Hello from Maricopa

Poetry Slam

Michaela Korges, Cactus Writer

My breathing gets faster. My voice is too loud and then too quiet. The dark of the room threatens to envelop me as I try to choke the fear down. I am trying so hard to focus on the words on the paper in front of me. My innermost thoughts sound so foreign coming out of my mouth. Fortunately, my stuffed animals don’t seem to care.

This is the beginning of my long road to entering in the poetry slam presented by the Maricopa Arts Council at the Maricopa Public Library. On October 27th local poets will perform the words they have put down on paper for the sake of competition and the arts.
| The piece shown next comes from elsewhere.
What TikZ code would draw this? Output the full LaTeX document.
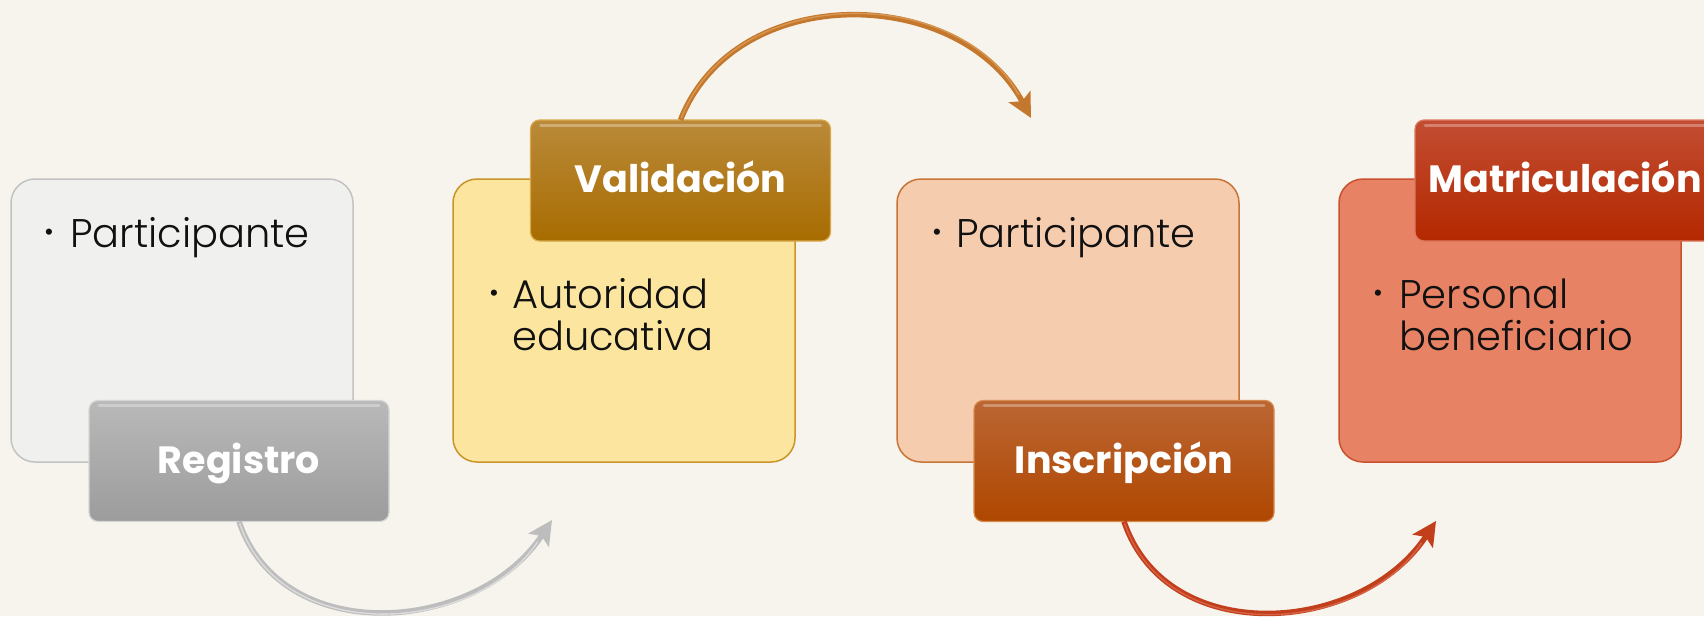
\documentclass[tikz,border=0pt]{standalone}
\usepackage{fontspec}
\setmainfont{Poppins}
\newfontfamily\lightfam{Poppins Light}
\usetikzlibrary{arrows.meta,calc}
\definecolor{bg}{HTML}{F7F4ED}
\definecolor{b1fill}{HTML}{F0F0EF}\definecolor{b1line}{HTML}{C2C2C2}
\definecolor{b2fill}{HTML}{FBE59F}\definecolor{b2line}{HTML}{C9952A}
\definecolor{b3fill}{HTML}{F6CCAF}\definecolor{b3line}{HTML}{C87436}
\definecolor{b4fill}{HTML}{E88265}\definecolor{b4line}{HTML}{C9512F}
\definecolor{t1top}{HTML}{B9B9B9}\definecolor{t1bot}{HTML}{9C9C9C}\definecolor{t1line}{HTML}{D6D6D6}
\definecolor{t2top}{HTML}{BA8A3A}\definecolor{t2bot}{HTML}{A86C00}\definecolor{t2line}{HTML}{D8A94A}
\definecolor{t3top}{HTML}{BB6634}\definecolor{t3bot}{HTML}{AF4700}\definecolor{t3line}{HTML}{D88A4E}
\definecolor{t4top}{HTML}{C24D32}\definecolor{t4bot}{HTML}{B42800}\definecolor{t4line}{HTML}{DE7A5E}
\definecolor{a1main}{HTML}{BDBDBD}\definecolor{a1hi}{HTML}{DCDCDC}
\definecolor{a2main}{HTML}{C4782E}\definecolor{a2hi}{HTML}{D89650}
\definecolor{a3main}{HTML}{C23F1B}\definecolor{a3hi}{HTML}{D86245}
\definecolor{ink}{HTML}{111111}
\newcommand\tabfont{\fontsize{38}{38}\selectfont\bfseries}
\newcommand\bodyfont{\lightfam\fontsize{40}{42}\selectfont}
\tikzset{
  bigbox/.style={draw, line width=1.5pt, rounded corners=24pt, minimum width=342pt,
    minimum height=283pt, inner sep=0pt, outer sep=0pt},
  tabbox/.style={rounded corners=9pt, minimum width=300pt, minimum height=121pt,
    inner sep=0pt, outer sep=0pt, text=white, font=\tabfont, text height=24pt,
    text depth=0pt, line width=1.2pt},
  gloss/.style={white, opacity=0.3, line width=3pt, line cap=round},
  bodytext/.style={anchor=base west, inner sep=0pt, font=\bodyfont, align=left, text=ink},
  bul/.style={inner sep=0pt, text=ink, font=\fontsize{25}{25}\selectfont},
  conn/.style={line width=5.5pt, -{Stealth[length=24pt,width=24pt,inset=5pt]}},
  connhi/.style={line width=1.4pt, shorten >=26pt, shorten <=2pt},
}
\begin{document}
\begin{tikzpicture}[x=1pt,y=-1pt]
\useasboundingbox (0,0) rectangle (1704,616);
\fill[bg] (0,0) rectangle (1704,616);

% big boxes
\node[bigbox, fill=b1fill, draw=b1line] (b1) at (182,320.5) {};
\node[bigbox, fill=b2fill, draw=b2line] (b2) at (624,320.5) {};
\node[bigbox, fill=b3fill, draw=b3line] (b3) at (1068,320.5) {};
\node[bigbox, fill=b4fill, draw=b4line] (b4) at (1510,320.5) {};

% body texts (base = last line)
\node[bul] (u1) at (49,235) {•};
\node[bodytext] (p1) at (70,247) {Participante};
\node[bul] (u2) at (494,296) {•};
\node[bodytext] (p2) at (512,350) {Autoridad\\educativa};
\node[bul] (u3) at (937,235) {•};
\node[bodytext] (p3) at (956,247) {Participante};
\node[bul] (u4) at (1378,296) {•};
\node[bodytext] (p4) at (1399,350) {Personal\\beneficiario};

% tabs
\node[tabbox, top color=t1top, bottom color=t1bot, draw=t1line] (reg) at (239,461) {Registro};
\node[tabbox, top color=t2top, bottom color=t2bot, draw=t2line] (val) at (680.5,180.5) {Validación};
\node[tabbox, top color=t3top, bottom color=t3bot, draw=t3line] (ins) at (1124,461) {Inscripción};
\node[tabbox, top color=t4top, bottom color=t4bot, draw=t4line] (mat) at (1565,180.5) {Matriculación};
\foreach \t in {reg,val,ins,mat}{
  \draw[gloss] ($(\t.north west)+(10,5)$) -- ($(\t.north east)+(-10,5)$);
}

% arrow tips
\coordinate (e1) at (552,520);
\coordinate (e2) at (1031,118);
\coordinate (e3) at (1436,521);

% connectors
\draw[conn, a1main] (reg.south) .. controls +(43,127) and +(-75,114) .. (e1);
\draw[connhi, a1hi] (reg.south) .. controls +(43,127) and +(-75,114) .. (e1);
\draw[conn, a2main] (val.north) .. controls +(55,-140) and +(-71,-133) .. (e2);
\draw[connhi, a2hi] (val.north) .. controls +(55,-140) and +(-71,-133) .. (e2);
\draw[conn, a3main] (ins.south) .. controls +(43,127) and +(-75,114) .. (e3);
\draw[connhi, a3hi] (ins.south) .. controls +(43,127) and +(-75,114) .. (e3);
\end{tikzpicture}
\end{document}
The official description of the event released by the Maricopa Arts Council states that this free event will take place in two parts. From 5:45 to 6:30 pm there will be a Kids Poetry Open Mic for students in Kindergarten through grade eight followed by a brief break for refreshments. Those who wish to enter the poetry slam must register during that refreshment period from 6:30 to 7:00. Only the first fourteen poets to register on the night of the event will be allowed to compete. Three rounds will determine the three victors before the event concludes at 9:30.

According to Judith Zaimont of the Maricopa Arts Council, judges will be chosen from the audience by the Slam master, nationally recognized poet Bernard Schober. The three winners will have the opportunity to compete in the all-state slam which will be held at the Honeycutt café in Maricopa.

Interestingly enough, both Zaimont and Erik Surber, the director of the Maricopa Public Library, emphasized that the artists will perform their piece. “Just reading your own words is usually a negative,” Zaimont said, “they need to be brought to life in the moment.” Immediately afterward she noted that poets must stay within the time limit and not use costumes or music. However, Surber claimed the poet is free to be “intense and confessional, and because these are adult slams, they do not have to be G-rated.” Both parties seem very interested in making sure that the poets of Maricopa get recognition for their talent of turning a pen into a sword.

Surber gave a little bit of background on this event and how the library came to collaborate with the Arts Council. He recalled an open Mic poetry night at the library; at that time the Arts Council was hosting poetry slams in a local coffee shop. “The Maricopa Arts Council suggested we add to our poetry events and asked if we would host a Poetry Slam,” he said. Surber also mentioned that he wants to create more after-hours events like this one.

Until Oct. 27th, all I can do is revise and revise and perhaps revise a little more. I really want to create something worthwhile, and I will keep trying. I hope the judges aren’t as strict as my stuffed animals.